Однажды поляковская газета злорадно написала о 5 000 экземплярах «Знамени» – тираже литературного журнала-толстяка: «Это уже диагноз». Но такой диагноз к «Знамени» относится в последнюю очередь. Это диагноз общественной болезни, симптомы которой обрисовывают и падение интереса к литературе в обществе, и незаинтересованность властей в серьёзной литературе вообще, и цены, какие вынуждены установить за свой экземпляр «толстяки», не имеющие в хозяевах миллиардеров. А вот характеристика, которую даёт Борин нынешней «Литературке», кажется мне безошибочным диагнозом индивидуальной, охватившей её болезни: «Случилось самое страшное, что может случиться с газетой: она стала неинтересной». И не убеждает меня в обратном объявленный Поляковым тираж: 125 тысяч 286 экземпляров. При евтушенковских миллиардах можно позволить себе бесплатную раздачу газеты пассажирам авиарейсов или многодневное лежание экземпляров в киосках печати: авось, кто-нибудь и купит! Я работал в «Литературе», знаю разницу между подписным и объявленным тиражами. У нас был только подписной: в киоски газеты Издательского дома «Первое сентября» не попадали. Наш хозяин являлся представителем среднего класса бизнесменов, из тех, кто мог себе позволить одноразовую рекламную акцию (допустим, бесплатно к такому-то событию отправить во все московские школы по экземпляру своих изданий), а многоразовую – не мог!
Впрочем, пока я это писал, пришло сообщение из «Литературной газеты» Полякова, которое я процитирую:
21 января 2016 года любимая поколениями «Литературка» придёт к своим старым и новым подписчикам и читателям не только обновлённой, но и в ином формате. Кто-то называет его компактным (А-3), а нам по душе иное определение – пушкинский. Именно такого формата газету выпустили 1 января 1830 года Антон Дельвиг и Александр Пушкин. И вот теперь формат возвращается.
Есть ещё одно название для обновлённого формата: таблоид. Так обычно печатается рекламная и жёлтая пресса. А «пушкинским» такой формат никто не называет. Никто и не указывает, что Пушкин имел хоть какое-то отношение к первому номеру «Литературной газеты». Все пишут, что первые два номера подготовлены единолично Дельвигом. И кроме того, газета Дельвига выходила раз в пять дней. И, стало быть, по годовому объёму превзойдёт поляковский таблоид, который несомненно будет и дальше терять подписчиков. И всё это вместе – действительно диагноз непрофессионализма и неинтересности.
Часть восьмая
1
Мне скоро тридцать два года. Я сижу в столовой латышского Дома творчества писателей «Дубулты». Мы встречаем Новый год.

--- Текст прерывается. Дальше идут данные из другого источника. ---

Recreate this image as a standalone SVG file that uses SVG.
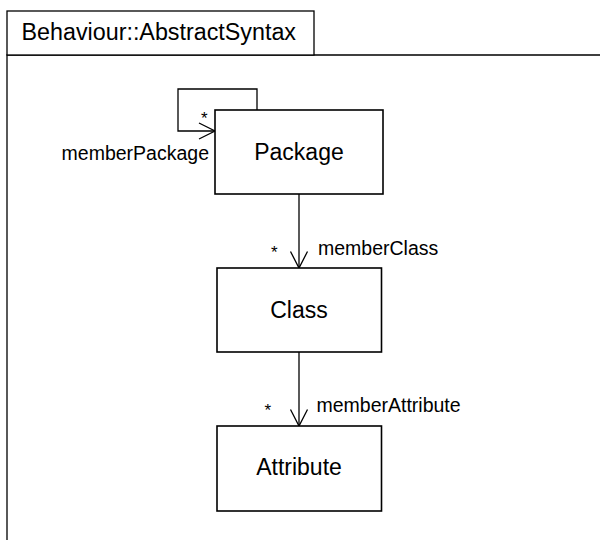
<svg xmlns="http://www.w3.org/2000/svg" width="600" height="540" viewBox="0 0 600 540">
<style>
.ln{fill:none;stroke:#000;stroke-width:1.3}
.box{fill:#fff;stroke:#000;stroke-width:1.6}
.nt{font-family:"Liberation Sans",Arial,sans-serif;font-size:23px;fill:#000;text-anchor:middle}
.lb{font-family:"Liberation Sans",Arial,sans-serif;font-size:19.5px;fill:#000}
.st{font-family:"Liberation Sans",Arial,sans-serif;font-size:17px;fill:#000}
</style>
<rect width="600" height="540" fill="#fff"/>
<g id="frame">
<path class="ln" d="M7,540 V55 H601"/>
<rect x="7" y="11" width="307" height="44" fill="#fff" stroke="#000" stroke-width="1.3"/>
<text x="21.5" y="40" font-family="Liberation Sans,Arial,sans-serif" font-size="23.3" fill="#000">Behaviour::AbstractSyntax</text>
</g>
<g id="connectors">
<path class="ln" d="M257,110 V89 H178 V131 H215"/>
<path class="ln" d="M199,123 L215,131 L199,139"/>
<text class="st" x="201" y="124">*</text>
<text class="lb" x="209" y="160" text-anchor="end">memberPackage</text>
<path class="ln" d="M299,194 V268"/>
<path class="ln" d="M290.5,251.5 L299,268 L307.5,251.5"/>
<text class="st" x="271" y="258">*</text>
<text class="lb" x="318" y="255">memberClass</text>
<path class="ln" d="M299,352 V426"/>
<path class="ln" d="M290.5,409.5 L299,426 L307.5,409.5"/>
<text class="st" x="264.5" y="415.5">*</text>
<text class="lb" x="316.5" y="412">memberAttribute</text>
</g>
<g id="Package">
<rect class="box" x="215" y="110" width="168" height="84"/>
<text class="nt" x="299" y="160">Package</text>
</g>
<g id="Class">
<rect class="box" x="217" y="268" width="164.5" height="84"/>
<text class="nt" x="299" y="318">Class</text>
</g>
<g id="Attribute">
<rect class="box" x="217" y="426" width="164.5" height="85"/>
<text class="nt" x="299" y="475">Attribute</text>
</g>
</svg>
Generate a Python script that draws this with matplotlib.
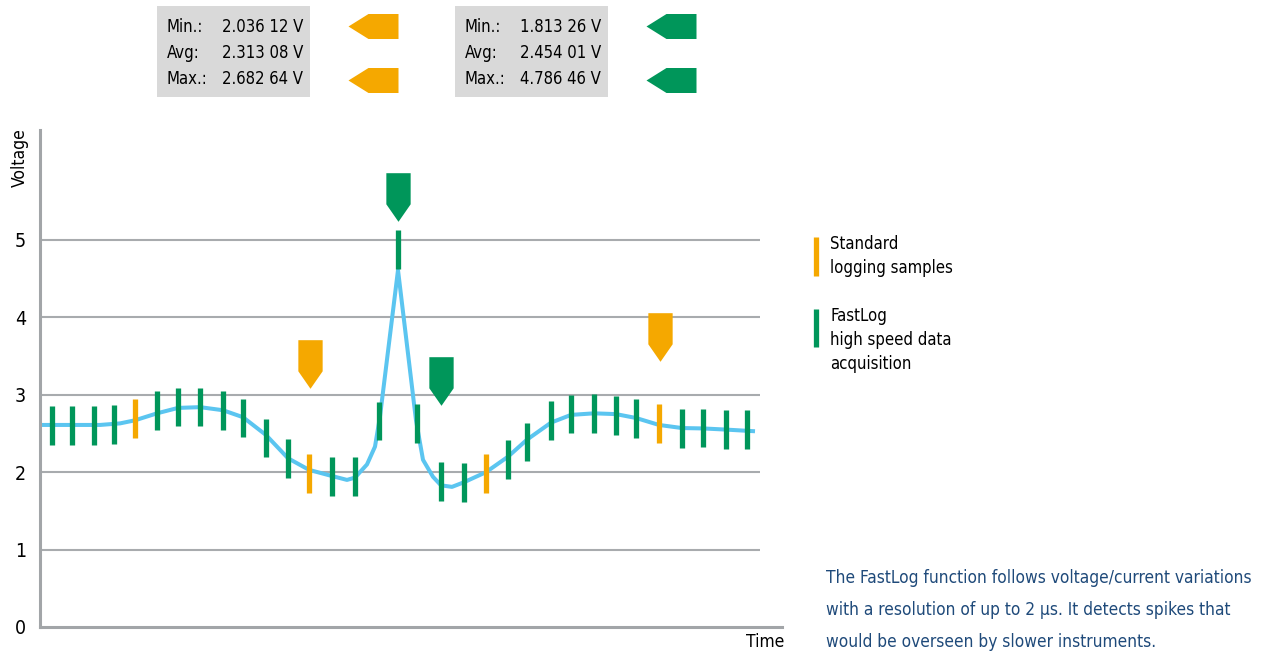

Компания у нас славная. Нам раздали картонные квадратики с номерами. По ним можно что-нибудь выиграть: мягкую игрушку, бутылку шампанского, коробку конфет.
Сейчас мы провожаем старый год, а Фазиль Искандер уже выиграл мягкую игрушку. Все его поздравляют. Лезут чокаться с ним. Фазиль берёт бумажную салфетку со стола и делает из неё замечательного голубка.
В углу стоит большой телевизор, который включён, потому что за поздравлением послышатся куранты, и когда пробьёт 12-й, мы выпьем за новый – 1972-й – год.
Вот на экране появляется Косыгин. Он что-то говорит, но его мало кто слушает. Все уже разгорячены и заняты собственными разговорами.
Фазиль, который только что улыбался, вдруг гневается и со словами: «Надоел! Пошёл вон!» – запускает в экран своим голубком и попадает точно в Косыгина.
Михаил Львович Бауман, директор Дома, застывает в ужасе: в столовой сидят по меньшей мере четыре секретаря Союза писателей. Бауман обводит глазами зал: многие смеются. Опять, как и в выигрыш, небольшая очередь к Фазилю, поздравить, пожать руку, потрепать за плечо.
– Он надоел! – объясняет каждому желающему свою агрессию Фазиль.
Бьют куранты. Звучит «ура». Хлопают пробки шампанского. Бауман подходит к нам. Поздравляет. Не слышно, о чём он говорит с Булатом Окуджавой. Булат отрицательно мотает головой. Бауман настаивает. Булат смотрит на жену Олю. Та снимает с себя парик и надевает на Булата: «Уважь директора!»
Так, в парике, Булат проходит к телевизору, который немедленно выключают. Булату вручают гитару. Он берёт стул. Ставит на него ногу. Огромная столовая стихает мгновенно.
Булат считает своим долгом поздравить своего друга Фазиля со снайперским броском. «Не знаю, – говорит он – сравнится ли с ним эта песня?»